**What you should do:** Give every line of the data again, unchanged, but with no pictures.

**Data section:**

--------------------------------------------------

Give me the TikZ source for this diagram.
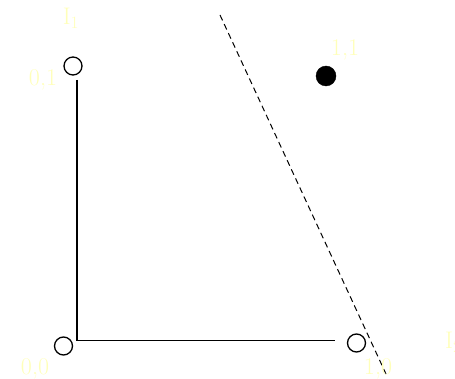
\documentclass[tikz,border=0pt]{standalone}
\usepackage{fontspec}
\usepackage{xcolor}
\definecolor{lbl}{RGB}{255,255,185}
\begin{document}
\begin{tikzpicture}[x=1pt,y=-1pt,
  pt/.style={circle,draw=black,line width=1.3pt,minimum size=18pt,inner sep=0pt},
  fpt/.style={circle,fill=black,draw=black,minimum size=20pt,inner sep=0pt},
  lab/.style={text=lbl,font=\fontsize{24}{28}\selectfont,inner sep=0pt},
  edge/.style={line width=1.3pt},
  sep/.style={line width=1pt,dash pattern=on 6pt off 4pt}]
\useasboundingbox (0,0) rectangle (455,379);
\node[pt] (p01) at (73,66) {};
\node[pt] (p00) at (63.5,346) {};
\node[pt] (p10) at (356.5,343) {};
\node[fpt] (p11) at (326,76) {};
\coordinate (vtop) at (77,80);
\coordinate (corner) at (77,340.5);
\coordinate (hend) at (335,340.5);
\draw[edge] (vtop) -- (corner) -- (hend);
\coordinate (da) at (220,15);
\coordinate (db) at (386,374);
\draw[sep] (da) -- (db);
\node[lab] (l1) at (71,18) {I$_1$};
\node[lab] (l01) at (43,80) {0,1};
\node[lab] (l11) at (345,50) {1,1};
\node[lab] (l00) at (35,369) {0,0};
\node[lab] (l10) at (378,369) {1,0};
\node[lab,anchor=west] (l2) at (445,342) {I$_2$};
\end{tikzpicture}
\end{document}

--------------------------------------------------

**Written answer:**
Give me the TikZ source for this diagram.
\documentclass[tikz,border=0pt]{standalone}
\usepackage{fontspec}
\usepackage{xcolor}
\definecolor{lbl}{RGB}{255,255,185}
\begin{document}
\begin{tikzpicture}[x=1pt,y=-1pt,
  pt/.style={circle,draw=black,line width=1.3pt,minimum size=18pt,inner sep=0pt},
  fpt/.style={circle,fill=black,draw=black,minimum size=20pt,inner sep=0pt},
  lab/.style={text=lbl,font=\fontsize{24}{28}\selectfont,inner sep=0pt},
  edge/.style={line width=1.3pt},
  sep/.style={line width=1pt,dash pattern=on 6pt off 4pt}]
\useasboundingbox (0,0) rectangle (455,379);
\node[pt] (p01) at (73,66) {};
\node[pt] (p00) at (63.5,346) {};
\node[pt] (p10) at (356.5,343) {};
\node[fpt] (p11) at (326,76) {};
\coordinate (vtop) at (77,80);
\coordinate (corner) at (77,340.5);
\coordinate (hend) at (335,340.5);
\draw[edge] (vtop) -- (corner) -- (hend);
\coordinate (da) at (220,15);
\coordinate (db) at (386,374);
\draw[sep] (da) -- (db);
\node[lab] (l1) at (71,18) {I$_1$};
\node[lab] (l01) at (43,80) {0,1};
\node[lab] (l11) at (345,50) {1,1};
\node[lab] (l00) at (35,369) {0,0};
\node[lab] (l10) at (378,369) {1,0};
\node[lab,anchor=west] (l2) at (445,342) {I$_2$};
\end{tikzpicture}
\end{document}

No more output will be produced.